Skip to contents

Fit and validate Generalized Additive Models

Usage

fit_gam(
  data,
  response,
  predictors,
  predictors_f = NULL,
  select_pred = FALSE,
  partition,
  thr = NULL,
  fit_formula = NULL,
  k = -1
)

Arguments

data

data.frame. Database with response (0,1) and predictors values.

response

character. Column name with species absence-presence data (0,1).

predictors

character. Vector with the column names of quantitative predictor variables (i.e. continuous variables). Usage predictors = c("aet", "cwd", "tmin")

predictors_f

character. Vector with the column names of qualitative predictor variables (i.e. ordinal or nominal variables; factors). Usage predictors_f = c("landform")

select_pred

logical. Perform predictor selection. Default FALSE.

partition

character. Column name with training and validation partition groups.

thr

character. Threshold used to get binary suitability values (i.e. 0,1). This is useful for threshold-dependent performance metrics. It is possible to use more than one threshold type. It is necessary to provide a vector for this argument. The following threshold criteria are available:

  • lpt: The highest threshold at which there is no omission.

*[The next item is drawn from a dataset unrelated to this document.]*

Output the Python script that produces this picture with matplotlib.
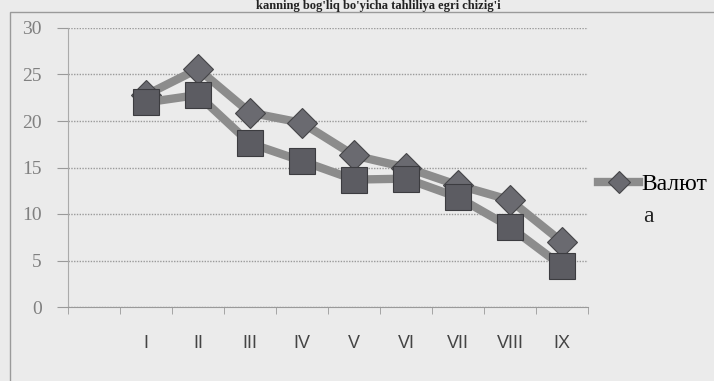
import matplotlib.pyplot as plt
import numpy as np
from matplotlib.patches import Rectangle

# first category slot is empty in the original chart
categories = ["", "I", "II", "III", "IV", "V", "VI", "VII", "VIII", "IX"]
valyuta = [np.nan, 22.8, 25.6, 20.9, 19.8, 16.3, 15.0, 13.1, 11.5, 7.0]
second = [np.nan, 22.0, 22.8, 17.6, 15.7, 13.7, 13.8, 11.8, 8.6, 4.4]
yticks = [0, 5, 10, 15, 20, 25, 30]
title = "kanning bog'liq bo'yicha tahliliya egri chizig'i"
legend_label = ["Валют", "а"]   # label is wrapped in the original

bg = "#ebebeb"
fig = plt.figure(figsize=(7.14, 3.81), dpi=100, facecolor=bg)
ax = fig.add_axes([68 / 714, 1 - 307 / 381, 520 / 714, 279 / 381], facecolor=bg)

# frame of the chart area (scanned page)
fig.patches.append(Rectangle((10 / 714, -0.05), 1.1, 1 - 12 / 381 + 0.05,
                             transform=fig.transFigure, fill=False,
                             edgecolor="#9a9a9a", linewidth=1.0))

x = np.arange(len(categories))

ax.plot(x, valyuta, color="#8c8c8c", linewidth=6, marker="D", markersize=15,
        markerfacecolor="#6a6a70", markeredgecolor="#454548", markeredgewidth=0.8,
        label=legend_label[0], zorder=3)
ax.plot(x, second, color="#8c8c8c", linewidth=6, marker="s", markersize=19,
        markerfacecolor="#5c5c62", markeredgecolor="#3c3c40", markeredgewidth=0.8,
        zorder=4)

ax.set_xlim(-0.5, len(categories) - 0.5)
ax.set_ylim(0, 30)
ax.set_yticks(yticks)
ax.set_yticklabels([str(v) for v in yticks], family="Liberation Serif",
                   fontsize=14, color="#808080")
ax.yaxis.grid(True, color="#9a9a9a", linestyle=(0, (1, 1)), linewidth=1.0)
ax.tick_params(axis="y", length=8, color="#9a9a9a", pad=11)

ax.set_xticks(x)
ax.set_xticklabels(categories, family="Liberation Sans", fontsize=13, color="#444444")
ax.set_xticks(np.arange(-0.5, len(categories)), minor=True)
ax.tick_params(axis="x", which="major", length=0, pad=20)
ax.tick_params(axis="x", which="minor", length=5, color="#999999")

for side in ["top", "right"]:
    ax.spines[side].set_visible(False)
ax.spines["left"].set_color("#aaaaaa")
ax.spines["bottom"].set_color("#9a9a9a")
ax.spines["bottom"].set_linestyle((0, (1, 1)))

leg = fig.legend(loc="center left", bbox_to_anchor=(598 / 714, 1 - 184 / 381),
                 frameon=False, prop={"family": "Liberation Serif", "size": 17},
                 handlelength=1.75, handletextpad=0.1, borderpad=0,
                 borderaxespad=0, markerscale=0.75)
fig.text(643 / 714, 1 - 216 / 381, legend_label[1], ha="left", va="center",
         fontsize=17, family="Liberation Serif", color="#222222")

fig.text(0.53, 1 - 0.5 / 381, title, ha="center", va="top", fontsize=9,
         fontweight="bold", family="Liberation Serif", color="#222222")

fig.savefig("out.png", dpi=100, facecolor=bg)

  • equal_sens_spec: Threshold at which the sensitivity and specificity are equal.

  • max_sens_spec: Threshold at which the sum of the sensitivity and specificity is the highest (aka threshold that maximizes the TSS).

  • max_jaccard: The threshold at which the Jaccard index is the highest.

  • max_sorensen: The threshold at which the Sorensen index is highest.

  • max_fpb: The threshold at which FPB (F-measure on presence-background data) is highest.

  • sensitivity: Threshold based on a specified sensitivity value. Usage thr = c('sensitivity', sens='0.6') or thr = c('sensitivity'). 'sens' refers to sensitivity value. If a sensitivity value is not specified, the default used is 0.9.

If more than one threshold type is used they must be concatenated, e.g., thr=c('lpt', 'max_sens_spec', 'max_jaccard'), or thr=c('lpt', 'max_sens_spec', 'sensitivity', sens='0.8'), or thr=c('lpt', 'max_sens_spec', 'sensitivity'). Function will use all threshold types if none is specified.

fit_formula

formula. A formula object with response and predictor variables (e.g. formula(pr_ab ~ aet + ppt_jja + pH + awc + depth + landform)). Note that the variables used here must be consistent with those used in response, predictors, and predictors_f arguments

k

integer. The dimension of the basis used to represent the smooth term. Default -1 (i.e., k=10). See the help in ?mgcv::s.

Value

A list object with:

  • model: A "gam" class object from mgcv package. This object can be used for predicting.

  • predictors: A tibble with quantitative (c column names) and qualitative (f column names) variables use for modeling.

  • performance: Performance metric (see sdm_eval). Threshold dependent metrics are calculated based on the threshold specified in the argument.

  • data_ens: Predicted suitability for each test partition. This database is used in fit_ensemble

Details

This function fits GAM using mgvc package, with Binomial distribution family and thin plate regression spline as a smoothing basis (see ?mgvc::s).

Examples

if (FALSE) { # \dontrun{
data("abies")

# Using k-fold partition method
abies2 <- part_random(
  data = abies,
  pr_ab = "pr_ab",
  method = c(method = "kfold", folds = 10)
)
abies2

gam_t1 <- fit_gam(
  data = abies2,
  response = "pr_ab",
  predictors = c("aet", "ppt_jja", "pH", "awc", "depth"),
  predictors_f = c("landform"),
  select_pred = FALSE,
  partition = ".part",
  thr = "max_sens_spec"
)
gam_t1$model
gam_t1$predictors
gam_t1$performance

# Specifying the formula explicitly
require(mgcv)
gam_t2 <- fit_gam(
  data = abies2,
  response = "pr_ab",
  predictors = c("aet", "ppt_jja", "pH", "awc", "depth"),
  predictors_f = c("landform"),
  select_pred = FALSE,
  partition = ".part",
  thr = "max_sens_spec",
  fit_formula = stats::formula(pr_ab ~ s(aet) +
    s(ppt_jja) +
    s(pH) + landform)
)

gam_t2$model
gam_t2$predictors
gam_t2$performance %>% dplyr::select(ends_with("_mean"))

# Using repeated k-fold partition method
abies2 <- part_random(
  data = abies,
  pr_ab = "pr_ab",
  method = c(method = "rep_kfold", folds = 5, replicates = 5)
)
abies2

gam_t3 <- fit_gam(
  data = abies2,
  response = "pr_ab",
  predictors = c("ppt_jja", "pH", "awc"),
  predictors_f = c("landform"),
  select_pred = FALSE,
  partition = ".part",
  thr = "max_sens_spec"
)
gam_t3
} # }